Thula Thula is the 46th wildlife reserve to take part in our program. In total, we’ve administered the immunocontraceptive vaccine to 1,530 elephants in South Africa. Our first vaccinations to test population control were administered at the Greater Makalali Game Reserve in 2000. Twenty-two years later, this elephant herd continues to thrive as the benchmark population. We are proud to continue to monitor and support this population. Our immunocontraception program is now officially legislated by South Africa’s government, and nearly 50 elephant reserves have adopted this population control method over culling.
Our program is actively changing the way in which this species is being managed across South Africa, sparing these highly sentient and amazing creatures suffering and distress common with other population control methods. We work across a range of small to very large private, community, provincial and national parks, and considering that every breeding female can produce eight to 10 calves in her lifetime, the exponential effect is remarkable. Based on our current treatment numbers, that’s 12,000 to 15,000 elephant calves who won’t be at risk of suffering cruel treatment or culling in only one generation.

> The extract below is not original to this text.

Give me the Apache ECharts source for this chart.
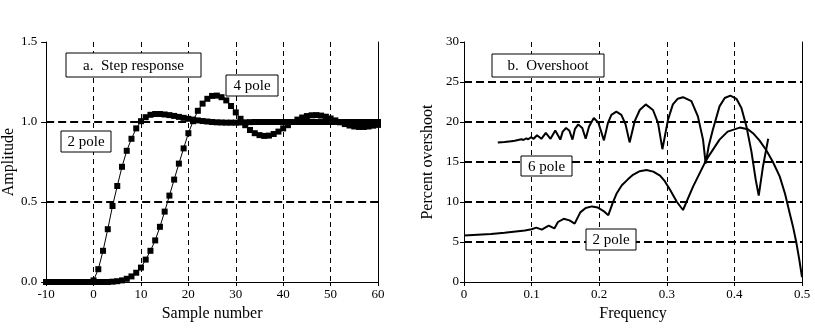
<!DOCTYPE html>
<html><head><meta charset="utf-8">
<script src="https://cdn.jsdelivr.net/npm/echarts@6/dist/echarts.min.js"></script>
<style>html,body{margin:0;padding:0;background:#fff}#c{width:815px;height:330px}</style>
</head><body><div id="c"></div>
<script>
// ---- Data (a. Step response) ----
const samples = [-10,-9,-8,-7,-6,-5,-4,-3,-2,-1,0,1,2,3,4,5,6,7,8,9,10,11,12,13,14,15,16,17,18,19,20,21,22,23,24,25,26,27,28,29,30,31,32,33,34,35,36,37,38,39,40,41,42,43,44,45,46,47,48,49,50,51,52,53,54,55,56,57,58,59,60];
const twoPoleStep = [0,0,0,0,0,0,0,0,0,0,
  0.01,0.08,0.195,0.33,0.475,0.60,0.72,0.82,0.895,0.96,
  1.005,1.03,1.045,1.05,1.05,1.047,1.043,1.038,1.032,1.026,
  1.02,1.015,1.01,1.006,1.003,1.0,0.998,0.997,0.996,0.996,
  0.996,0.997,0.998,0.999,1.0,1.0,1.0,1.0,1.0,1.0,
  1.0,1.0,1.0,1.0,1.0,1.0,1.0,1.0,1.0,1.0,
  1.0,1.0,1.0,1.0,1.0,1.0,1.0,1.0,1.0,1.0,1.0];
const fourPoleStep = [0,0,0,0,0,0,0,0,0,0,
  0,0,0,0,0.002,0.005,0.01,0.02,0.035,0.058,
  0.09,0.14,0.195,0.26,0.345,0.44,0.54,0.64,0.74,0.835,
  0.93,1.005,1.07,1.115,1.145,1.163,1.165,1.155,1.135,1.10,
  1.06,1.02,0.98,0.95,0.93,0.918,0.913,0.915,0.925,0.94,
  0.96,0.98,1.0,1.015,1.028,1.037,1.042,1.043,1.04,1.033,
  1.022,1.01,0.998,0.987,0.978,0.972,0.969,0.969,0.972,0.977,0.982];
const stepXTicks = {min:-10, max:60, interval:10};
const stepYTicks = {min:0, max:1.5, interval:0.5};

// ---- Data (b. Overshoot): [frequency, percent overshoot] ----
const sixPoleOvershoot = [[0.05,17.45],[0.06,17.5],[0.07,17.6],[0.075,17.65],[0.08,17.75],
  [0.085,17.85],[0.088,17.75],[0.092,17.95],[0.095,17.85],[0.099,18.1],
  [0.103,17.9],[0.108,18.35],[0.1145,17.9],[0.121,18.65],[0.128,17.9],
  [0.135,18.95],[0.1425,17.8],[0.146,18.8],[0.151,19.25],[0.156,18.9],
  [0.1605,17.8],[0.164,19.1],[0.169,19.7],[0.175,19.25],[0.18,17.9],
  [0.185,19.45],[0.192,20.5],[0.1988,19.9],[0.207,17.7],[0.213,19.9],
  [0.218,20.9],[0.2254,21.3],[0.2328,20.9],[0.239,19.7],[0.245,17.45],
  [0.2525,20.1],[0.26,21.5],[0.2688,22.2],[0.2796,21.5],[0.287,19.9],
  [0.2935,16.6],[0.3018,20.3],[0.309,22.2],[0.316,22.9],[0.324,23.1],[0.3364,22.6],
  [0.346,20.7],[0.3536,17.8],[0.3575,14.8],[0.362,17.0],[0.368,19.0],[0.378,21.95],
  [0.3857,23.0],[0.394,23.3],[0.403,22.9],[0.4104,21.75],[0.4178,19.45],
  [0.4252,16.3],[0.4315,12.8],[0.436,10.8],[0.4423,14.45],[0.45,17.9]];
const twoPoleOvershoot = [[0,5.8],[0.02,5.9],[0.04,6.0],[0.06,6.15],[0.08,6.35],[0.09,6.45],[0.1,6.6],
  [0.107,6.8],[0.115,6.55],[0.1253,7.05],[0.1337,6.7],[0.139,7.5],[0.1475,7.9],[0.156,7.7],
  [0.1637,7.3],[0.172,8.7],[0.18,9.25],[0.1893,9.45],[0.198,9.3],[0.206,8.9],[0.2135,8.35],
  [0.22,9.9],[0.226,11.1],[0.2335,12.1],[0.242,12.8],[0.25,13.4],[0.26,13.85],[0.27,14.0],
  [0.28,13.8],[0.29,13.3],[0.297,12.6],[0.305,11.5],[0.315,10.0],[0.324,9.0],[0.339,11.95],
  [0.3586,15.3],[0.378,17.8],[0.39,18.8],[0.4078,19.3],[0.42,19.1],[0.4275,18.6],[0.437,17.7],
  [0.447,16.5],[0.457,15.0],[0.467,13.2],[0.475,11.0],[0.4818,8.6],[0.487,6.8],[0.4917,4.9],
  [0.496,2.8],[0.5,0.6]];
const freqTicks = {min:0, max:0.5, interval:0.1};
const pctTicks = {min:0, max:30, interval:5};

// ---- Texts ----
const FONT = 'Liberation Serif';
const labelBoxes = [
  {x:66, y:53, w:135, h:24, text:'a.  Step response', size:15},
  {x:226, y:75, w:52, h:21, text:'4 pole', size:15},
  {x:61, y:131, w:50, h:21, text:'2 pole', size:15},
  {x:492, y:54, w:112, h:23, text:'b.  Overshoot', size:15},
  {x:521, y:156, w:51, h:20, text:'6 pole', size:15},
  {x:586, y:229, w:50, h:21, text:'2 pole', size:15}
];

const chart = echarts.init(document.getElementById('c'), null, {renderer:'canvas'});
const axisText = {color:'#000', fontFamily:FONT, fontSize:13};
const nameText = {color:'#000', fontFamily:FONT, fontSize:16};

const thinDash = {show:true, showMinLine:false, showMaxLine:false, lineStyle:{color:'#000', width:1, type:[5,4]}};
const thickDash = {show:true, showMinLine:false, showMaxLine:false, lineStyle:{color:'#000', width:2, type:[8,4]}};

const option = {
  animation:false,
  backgroundColor:'#fff',
  grid:[
    {left:41, top:42, width:337, height:240},
    {left:464, top:42, width:338, height:240}
  ],
  xAxis:[
    {gridIndex:0, type:'value', min:stepXTicks.min, max:stepXTicks.max, interval:stepXTicks.interval,
     name:'Sample number', nameLocation:'middle', nameGap:23, nameTextStyle:nameText,
     axisLine:{show:true, onZero:false, lineStyle:{color:'#000', width:1}},
     axisTick:{show:true, length:4, lineStyle:{color:'#000'}},
     axisLabel:Object.assign({margin:6}, axisText),
     splitLine:thinDash},
    {gridIndex:1, type:'value', min:freqTicks.min, max:freqTicks.max, interval:freqTicks.interval,
     name:'Frequency', nameLocation:'middle', nameGap:23, nameTextStyle:nameText,
     axisLine:{show:true, onZero:false, lineStyle:{color:'#000', width:1}},
     axisTick:{show:true, length:4, lineStyle:{color:'#000'}},
     axisLabel:Object.assign({margin:6, formatter:v=>String(+v.toFixed(1))}, axisText),
     splitLine:thinDash}
  ],
  yAxis:[
    {gridIndex:0, type:'value', min:stepYTicks.min, max:stepYTicks.max, interval:stepYTicks.interval,
     name:'Amplitude', nameLocation:'middle', nameGap:24, nameTextStyle:nameText,
     axisLine:{show:true, onZero:false, lineStyle:{color:'#000', width:1}},
     axisTick:{show:true, length:5, lineStyle:{color:'#000'}},
     axisLabel:Object.assign({margin:9, formatter:v=>v.toFixed(1)}, axisText),
     splitLine:thickDash},
    {gridIndex:0, type:'value', position:'right', min:stepYTicks.min, max:stepYTicks.max, interval:stepYTicks.interval,
     axisLine:{show:true, onZero:false, lineStyle:{color:'#000', width:1}}, axisTick:{show:false}, axisLabel:{show:false}, splitLine:{show:false}},
    {gridIndex:1, type:'value', min:pctTicks.min, max:pctTicks.max, interval:pctTicks.interval,
     name:'Percent overshoot', nameLocation:'middle', nameGap:28, nameTextStyle:nameText,
     axisLine:{show:true, onZero:false, lineStyle:{color:'#000', width:1}},
     axisTick:{show:true, length:4, lineStyle:{color:'#000'}},
     axisLabel:Object.assign({margin:5}, axisText),
     splitLine:thickDash},
    {gridIndex:1, type:'value', position:'right', min:pctTicks.min, max:pctTicks.max, interval:pctTicks.interval,
     axisLine:{show:true, onZero:false, lineStyle:{color:'#000', width:1}}, axisTick:{show:false}, axisLabel:{show:false}, splitLine:{show:false}}
  ],
  series:[
    {type:'line', name:'2 pole', xAxisIndex:0, yAxisIndex:0, data:samples.map((s,i)=>[s, twoPoleStep[i]]),
     symbol:'rect', symbolSize:6, showAllSymbol:true, itemStyle:{color:'#000'}, lineStyle:{color:'#000', width:1}},
    {type:'line', name:'4 pole', xAxisIndex:0, yAxisIndex:0, data:samples.map((s,i)=>[s, fourPoleStep[i]]),
     symbol:'rect', symbolSize:6, showAllSymbol:true, itemStyle:{color:'#000'}, lineStyle:{color:'#000', width:1}},
    {type:'line', name:'6 pole', xAxisIndex:1, yAxisIndex:2, data:sixPoleOvershoot,
     showSymbol:false, lineStyle:{color:'#000', width:2}},
    {type:'line', name:'2 pole b', xAxisIndex:1, yAxisIndex:2, data:twoPoleOvershoot,
     showSymbol:false, lineStyle:{color:'#000', width:2}}
  ],
  graphic: labelBoxes.map(b => ({
    type:'group', x:b.x, y:b.y, z:100, zlevel:1,
    children:[
      {type:'rect', z:100, zlevel:1, shape:{x:0, y:0, width:b.w, height:b.h}, style:{fill:'#fff', stroke:'#000', lineWidth:1}},
      {type:'text', z:101, zlevel:1, x:b.w/2, y:b.h/2+1, style:{text:b.text, font:b.size+'px "'+FONT+'"', fill:'#000', align:'center', verticalAlign:'middle'}}
    ]
  }))
};
chart.setOption(option);
</script>
</body></html>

Our efforts are reducing or stabilizing growth rates, which is important in curbing increasing population pressure and incidents of elephant conflict. Rather than seeing members of this iconic species being killed off through culling programs, which have massive, reverberating consequences for elephant genetics and social behaviors, our program is preventing suffering and keeping elephant families together.
Over the course of a quarter century since its launch, our immunocontraception initiative has transformed elephant management in South Africa. Immunocontraception represents an elegant and sophisticated solution to human-wildlife conflict, one that promises to take even deeper root in the future.